17 'Wie konnte das geschehen'


For centuries, the noble owners of the Très Riches Heures and the Belles Heures were probably hardly interested in the actual creators of their costly possessions. The Duc d'Aumale for a long time thought that he had discovered the identity of the painter. He thought it was a certain Nicolas Robert. It is not known why he thought this. When he became more familiar with the manuscript, he discovered ever more different 'hands'. In 1881, Léopold Delisle found an inventory of the Duc de Berry's estate in a public library in Paris, made up in the year of his death in 1416. With the help of this, he identified three brothers as the makers of the most beautiful paintings in the book. From related documents he managed to collect some more information on the Van Limburg Brothers, whom he several years later also managed to connect with the Belles Heures, which had just been purchased by the De Rothschilds. Delisle realised their 'northern' descent, but really thought of them as French. In the first half of the 20th century, the connection with Nijmegen of the Maelwaels and the Van Limburgs was known in the Netherlands. Nothing more.
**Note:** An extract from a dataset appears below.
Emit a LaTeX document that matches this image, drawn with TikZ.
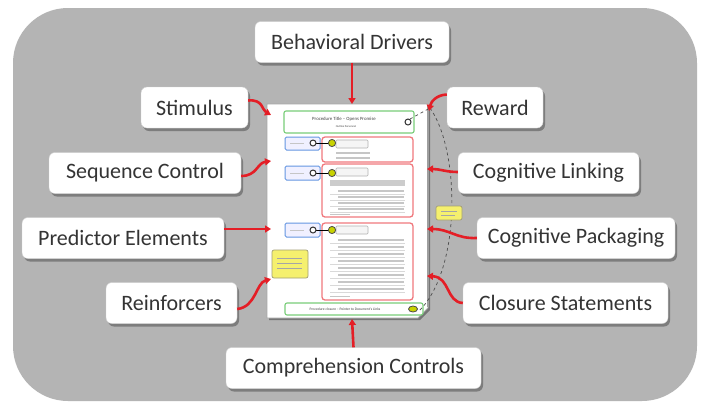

The true 'discoverer' of the relation between the Maelwaels, the Van Limburgs and Nijmegen is Friedrich Gorissen, city archivist of the German town Kleef, who also published on Nijmegen subjects. In two articles in the magazine Gelre (1954 and 1957) he gives a survey of his archives' research. He speculates (there is no evidence) that the ancestors of the Nijmegen family Maelwael came from Kleef or Xanten, and he sighs: 'The Maelwaels' studio from Nijmegen has long been world-famous, without anyone realising the connection'. And also: 'Every art historian knows their oeuvre (….). Important museums are proud to own their work. But not their 'Nederrijnse' country of birth, but France counts these artists proudly as her most important exponents of late Gothic painting. How could this have happened?'
The answer is twofold: because of everything stated above, but also because their town of birth never claimed its great sons. 
Or rather, hardly ever. Gerard Lemmens, former director of the Nijmegen museum, has expressed himself on that subject several times. In his obituary at Gorissen's death, his echo briefly resounds: '(…) still no memorial stone indicates that at this location, in the Burchtstraat next to the town hall, the Van Limburg Brothers were born. With this, Nijmegen deprives herself of the umpteenth chance to present herself as a city which has had a more than regional cultural significance in past centuries (…)'. 
Now and then a single complaint, that's all.